An Alternative to the Divine Command Theory
The Euthyphro dilemma has been mentioned a few times already on this blog, but I’ll summarize it once more for those who don’t remember. The basic question is this: Are morally good acts commanded by God because they are good, or are they good because they are commanded by God? It is a dilemma because neither option looks very attractive to the theist. If God commands acts because they are already good, then morality is something that exists independently from God to which even he is accountable. If they are good because God commands them, then they seem arbitrary, and he could, for example, command the torturing of children for fun and it would become good. (Feel free to substitute “willed by” for “commanded by” if you prefer…the same problem remains).

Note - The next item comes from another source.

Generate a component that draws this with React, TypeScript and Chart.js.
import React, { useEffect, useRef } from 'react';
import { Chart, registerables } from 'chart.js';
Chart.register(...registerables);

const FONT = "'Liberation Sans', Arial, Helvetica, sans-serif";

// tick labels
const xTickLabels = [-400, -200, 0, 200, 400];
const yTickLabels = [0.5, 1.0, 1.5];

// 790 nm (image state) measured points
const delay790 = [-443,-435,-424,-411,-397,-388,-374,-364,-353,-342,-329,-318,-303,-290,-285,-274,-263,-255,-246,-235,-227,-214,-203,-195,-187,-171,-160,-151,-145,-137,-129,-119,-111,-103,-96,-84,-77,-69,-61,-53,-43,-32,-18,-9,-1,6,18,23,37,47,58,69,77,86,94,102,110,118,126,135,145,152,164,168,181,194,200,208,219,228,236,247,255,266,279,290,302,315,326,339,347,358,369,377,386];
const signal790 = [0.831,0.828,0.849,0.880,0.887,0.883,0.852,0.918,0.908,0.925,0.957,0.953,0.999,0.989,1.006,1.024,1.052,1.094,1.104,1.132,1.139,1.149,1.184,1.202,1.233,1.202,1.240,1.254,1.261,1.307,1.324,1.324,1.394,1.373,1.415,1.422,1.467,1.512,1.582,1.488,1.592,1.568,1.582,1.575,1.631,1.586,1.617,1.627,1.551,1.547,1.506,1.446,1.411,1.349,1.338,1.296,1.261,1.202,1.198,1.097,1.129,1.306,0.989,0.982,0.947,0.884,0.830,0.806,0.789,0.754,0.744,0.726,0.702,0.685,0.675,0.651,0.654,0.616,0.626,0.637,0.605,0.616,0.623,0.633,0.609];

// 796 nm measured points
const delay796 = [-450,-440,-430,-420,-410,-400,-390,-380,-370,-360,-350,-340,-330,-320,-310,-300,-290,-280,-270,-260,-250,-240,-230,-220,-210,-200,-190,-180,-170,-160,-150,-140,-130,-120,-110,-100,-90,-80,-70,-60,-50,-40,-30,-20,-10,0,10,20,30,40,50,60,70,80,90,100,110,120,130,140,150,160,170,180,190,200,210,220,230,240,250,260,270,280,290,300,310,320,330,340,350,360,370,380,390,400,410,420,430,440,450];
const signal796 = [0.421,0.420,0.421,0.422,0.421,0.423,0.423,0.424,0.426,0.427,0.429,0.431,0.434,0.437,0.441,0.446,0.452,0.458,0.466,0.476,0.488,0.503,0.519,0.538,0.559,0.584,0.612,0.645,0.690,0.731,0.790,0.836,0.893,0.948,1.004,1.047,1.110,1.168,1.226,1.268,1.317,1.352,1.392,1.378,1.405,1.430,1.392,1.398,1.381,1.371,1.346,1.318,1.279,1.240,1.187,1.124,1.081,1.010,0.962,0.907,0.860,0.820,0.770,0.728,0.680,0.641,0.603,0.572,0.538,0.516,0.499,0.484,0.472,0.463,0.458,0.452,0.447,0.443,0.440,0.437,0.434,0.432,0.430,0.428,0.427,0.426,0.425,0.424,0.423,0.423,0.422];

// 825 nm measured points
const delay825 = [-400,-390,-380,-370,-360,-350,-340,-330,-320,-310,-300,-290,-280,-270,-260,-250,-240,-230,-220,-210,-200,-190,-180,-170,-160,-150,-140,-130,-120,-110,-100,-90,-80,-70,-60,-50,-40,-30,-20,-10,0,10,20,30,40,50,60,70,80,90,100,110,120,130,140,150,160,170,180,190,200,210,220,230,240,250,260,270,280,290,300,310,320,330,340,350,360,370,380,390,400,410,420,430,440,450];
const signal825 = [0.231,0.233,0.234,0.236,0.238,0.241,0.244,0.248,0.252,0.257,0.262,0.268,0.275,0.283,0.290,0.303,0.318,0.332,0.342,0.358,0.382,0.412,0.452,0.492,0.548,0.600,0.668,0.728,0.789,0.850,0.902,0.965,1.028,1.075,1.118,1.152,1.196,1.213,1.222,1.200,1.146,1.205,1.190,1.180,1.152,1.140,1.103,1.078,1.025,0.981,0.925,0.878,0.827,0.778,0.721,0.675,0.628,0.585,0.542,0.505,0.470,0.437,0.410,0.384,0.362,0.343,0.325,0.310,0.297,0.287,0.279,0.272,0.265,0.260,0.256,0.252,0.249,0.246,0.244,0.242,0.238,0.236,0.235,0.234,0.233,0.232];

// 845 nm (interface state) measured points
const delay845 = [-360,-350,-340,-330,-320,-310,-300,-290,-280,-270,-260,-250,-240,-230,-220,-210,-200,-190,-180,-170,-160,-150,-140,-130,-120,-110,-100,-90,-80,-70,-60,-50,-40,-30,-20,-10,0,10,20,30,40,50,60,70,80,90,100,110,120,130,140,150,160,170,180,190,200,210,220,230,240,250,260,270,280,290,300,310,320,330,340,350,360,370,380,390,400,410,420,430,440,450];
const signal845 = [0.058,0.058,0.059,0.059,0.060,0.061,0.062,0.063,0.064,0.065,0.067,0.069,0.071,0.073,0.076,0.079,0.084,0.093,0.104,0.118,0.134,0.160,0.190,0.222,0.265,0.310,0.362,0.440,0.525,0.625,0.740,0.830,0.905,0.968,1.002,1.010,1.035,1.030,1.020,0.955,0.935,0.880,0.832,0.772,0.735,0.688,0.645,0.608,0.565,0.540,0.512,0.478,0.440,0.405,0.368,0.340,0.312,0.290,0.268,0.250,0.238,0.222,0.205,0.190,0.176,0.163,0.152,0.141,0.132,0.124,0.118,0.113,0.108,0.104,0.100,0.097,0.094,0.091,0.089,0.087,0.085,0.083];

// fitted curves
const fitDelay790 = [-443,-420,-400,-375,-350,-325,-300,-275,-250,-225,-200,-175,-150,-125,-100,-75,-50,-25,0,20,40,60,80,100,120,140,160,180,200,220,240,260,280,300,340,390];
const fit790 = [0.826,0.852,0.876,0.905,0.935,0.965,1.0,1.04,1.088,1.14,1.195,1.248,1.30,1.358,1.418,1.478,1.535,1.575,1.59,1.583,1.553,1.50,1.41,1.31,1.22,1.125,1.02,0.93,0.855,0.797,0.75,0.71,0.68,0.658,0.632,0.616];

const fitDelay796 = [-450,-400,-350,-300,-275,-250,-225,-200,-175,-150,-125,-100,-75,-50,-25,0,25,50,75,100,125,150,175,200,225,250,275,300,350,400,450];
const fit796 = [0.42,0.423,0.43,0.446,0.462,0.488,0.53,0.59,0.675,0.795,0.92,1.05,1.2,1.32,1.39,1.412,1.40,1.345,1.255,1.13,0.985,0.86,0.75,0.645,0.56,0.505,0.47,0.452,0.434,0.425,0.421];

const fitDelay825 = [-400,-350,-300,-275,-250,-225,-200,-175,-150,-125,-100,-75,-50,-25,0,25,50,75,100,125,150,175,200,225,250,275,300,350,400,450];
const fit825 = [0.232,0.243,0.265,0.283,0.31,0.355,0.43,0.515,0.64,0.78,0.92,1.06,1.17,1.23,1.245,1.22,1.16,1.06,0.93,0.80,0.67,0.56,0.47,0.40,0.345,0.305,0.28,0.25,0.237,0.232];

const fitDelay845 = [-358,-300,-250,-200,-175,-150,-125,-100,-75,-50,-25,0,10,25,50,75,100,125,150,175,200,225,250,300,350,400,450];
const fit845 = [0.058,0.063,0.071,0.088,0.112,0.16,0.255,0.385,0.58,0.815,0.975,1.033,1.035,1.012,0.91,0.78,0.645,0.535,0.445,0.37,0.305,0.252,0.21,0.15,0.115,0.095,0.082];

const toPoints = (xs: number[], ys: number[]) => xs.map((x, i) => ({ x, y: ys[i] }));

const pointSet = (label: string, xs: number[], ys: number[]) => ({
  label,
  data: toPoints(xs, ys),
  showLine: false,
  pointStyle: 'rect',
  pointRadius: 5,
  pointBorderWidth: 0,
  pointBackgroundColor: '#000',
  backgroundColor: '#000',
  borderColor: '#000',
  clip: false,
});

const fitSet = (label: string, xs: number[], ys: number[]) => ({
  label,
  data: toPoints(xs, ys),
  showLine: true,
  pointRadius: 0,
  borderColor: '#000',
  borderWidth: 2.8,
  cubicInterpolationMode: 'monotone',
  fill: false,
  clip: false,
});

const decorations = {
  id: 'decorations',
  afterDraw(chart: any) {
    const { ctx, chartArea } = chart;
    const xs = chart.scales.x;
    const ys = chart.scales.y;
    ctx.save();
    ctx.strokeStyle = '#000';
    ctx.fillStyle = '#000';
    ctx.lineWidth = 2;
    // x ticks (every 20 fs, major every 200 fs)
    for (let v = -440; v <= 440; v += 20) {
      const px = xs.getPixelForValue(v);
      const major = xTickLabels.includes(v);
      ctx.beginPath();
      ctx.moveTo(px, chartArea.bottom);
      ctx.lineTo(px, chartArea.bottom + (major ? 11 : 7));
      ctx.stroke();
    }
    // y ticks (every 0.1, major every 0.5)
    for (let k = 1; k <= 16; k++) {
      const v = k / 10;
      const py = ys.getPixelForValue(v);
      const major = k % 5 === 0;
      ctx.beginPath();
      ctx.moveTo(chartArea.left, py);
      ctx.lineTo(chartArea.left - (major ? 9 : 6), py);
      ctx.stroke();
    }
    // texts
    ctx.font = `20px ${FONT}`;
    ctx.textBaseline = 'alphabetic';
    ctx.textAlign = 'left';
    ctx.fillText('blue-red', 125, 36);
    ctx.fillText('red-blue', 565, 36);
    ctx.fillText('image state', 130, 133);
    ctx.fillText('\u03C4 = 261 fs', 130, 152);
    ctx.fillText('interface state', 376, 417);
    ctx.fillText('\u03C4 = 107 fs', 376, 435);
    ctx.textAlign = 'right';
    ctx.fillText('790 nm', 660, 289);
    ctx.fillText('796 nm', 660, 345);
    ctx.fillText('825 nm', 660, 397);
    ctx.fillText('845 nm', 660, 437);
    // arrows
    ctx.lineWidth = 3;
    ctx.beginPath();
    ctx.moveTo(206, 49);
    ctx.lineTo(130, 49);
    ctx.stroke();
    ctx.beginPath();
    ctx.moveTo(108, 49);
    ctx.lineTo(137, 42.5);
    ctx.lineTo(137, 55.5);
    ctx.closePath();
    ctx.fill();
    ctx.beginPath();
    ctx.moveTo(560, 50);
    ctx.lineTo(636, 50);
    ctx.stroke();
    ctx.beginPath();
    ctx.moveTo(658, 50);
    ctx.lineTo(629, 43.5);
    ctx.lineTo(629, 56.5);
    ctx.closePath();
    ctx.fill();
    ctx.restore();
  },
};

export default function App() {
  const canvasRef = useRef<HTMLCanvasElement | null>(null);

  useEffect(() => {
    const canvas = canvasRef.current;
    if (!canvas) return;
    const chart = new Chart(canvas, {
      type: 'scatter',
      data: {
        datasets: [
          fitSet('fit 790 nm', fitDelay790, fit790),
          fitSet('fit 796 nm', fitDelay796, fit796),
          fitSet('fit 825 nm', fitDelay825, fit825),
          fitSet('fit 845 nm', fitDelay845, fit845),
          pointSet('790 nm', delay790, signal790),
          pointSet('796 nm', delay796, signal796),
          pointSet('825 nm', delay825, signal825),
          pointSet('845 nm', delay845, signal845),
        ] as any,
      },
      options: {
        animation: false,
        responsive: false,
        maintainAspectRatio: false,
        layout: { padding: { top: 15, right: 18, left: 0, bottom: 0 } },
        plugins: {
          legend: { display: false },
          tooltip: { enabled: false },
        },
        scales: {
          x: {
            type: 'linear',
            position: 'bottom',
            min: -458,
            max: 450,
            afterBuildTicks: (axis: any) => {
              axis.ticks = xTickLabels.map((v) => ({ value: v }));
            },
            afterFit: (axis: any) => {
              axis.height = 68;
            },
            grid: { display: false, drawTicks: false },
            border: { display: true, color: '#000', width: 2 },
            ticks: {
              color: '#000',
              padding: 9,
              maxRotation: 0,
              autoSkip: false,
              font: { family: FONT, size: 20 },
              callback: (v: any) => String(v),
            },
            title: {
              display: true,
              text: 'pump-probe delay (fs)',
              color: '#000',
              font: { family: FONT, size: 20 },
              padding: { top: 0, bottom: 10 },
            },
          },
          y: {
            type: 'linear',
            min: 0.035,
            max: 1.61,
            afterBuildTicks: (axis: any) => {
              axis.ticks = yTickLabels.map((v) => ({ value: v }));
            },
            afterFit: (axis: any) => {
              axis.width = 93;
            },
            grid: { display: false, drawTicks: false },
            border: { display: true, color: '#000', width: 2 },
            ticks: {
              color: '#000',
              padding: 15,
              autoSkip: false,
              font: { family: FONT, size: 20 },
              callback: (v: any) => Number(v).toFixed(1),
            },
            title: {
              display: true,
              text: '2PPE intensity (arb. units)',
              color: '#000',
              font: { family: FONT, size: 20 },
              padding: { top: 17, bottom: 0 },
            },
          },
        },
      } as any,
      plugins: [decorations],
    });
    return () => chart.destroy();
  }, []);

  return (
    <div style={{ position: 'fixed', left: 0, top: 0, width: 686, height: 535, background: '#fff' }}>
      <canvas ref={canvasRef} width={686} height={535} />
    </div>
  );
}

The typical Christian response, although usually claiming to be a third route, is to say that good acts are good because they are rooted in God’s will, but that this isn’t bad or arbitrary because God’s benevolent nature is such that he would not command anything like the torturing of children for fun. This is a form of divine command theory, or theological voluntarism. On this view, a moral duty just is something that is commanded or willed by God. When we use the word “right,” we are referring to “a thing that is (or would be) commanded by a good God.” (For more detail on this, see R.M. Adams - A New Divine Command Theory).
This is about the only response that you will see given by evangelical theologians and philosophers, but my eyes were opened the other day to the alternative approach, one advocated by my teacher David McNaughton, and Richard Swinburne. On this view, there are a few necessary and a priori knowable moral truths, such as ‘cruelty is wrong’ and ‘gratitude is due to benefactors’, to which even God is bound, much the way he is bound by mathematical and logical truths. He therefore cannot make it true that the torturing of children for fun is right (since it is cruel) anymore than he can make it true that 2+2=5 or create a square circle. On this view, moral duties such as not being cruel or showing gratitude are good in and of themselves, necessarily. On the other hand, some of the other things that are commanded by God, such as the dietary laws of the Old Testament, or duties such as tithing, are not moral duties in and of themselves, but they are moral duties for us because God has commanded them and we stand to him in the relationship of someone who receives blessings to a benefactor and we therefore have a moral duty to follow his commands. This is similar to the father who asks something of his son. What the father asks the son to do may not be a moral duty in itself, but it is a duty for the son to show gratitude and respect to his father by doing things he asks (assuming of course that the father has been a good father in general and is not asking for something that contradicts another moral duty the son is bound to…for a helpful discussion of these sorts of situations, see Ross’ distinction between prima facie duties and duties proper in the excerpt What Makes Right Acts Right?)
As I said, I am new to this view so I may have not expressed it very clearly, but hopefully you can get the general idea. This is definitely an area I want to do more serious thinking about, and I welcome any comments.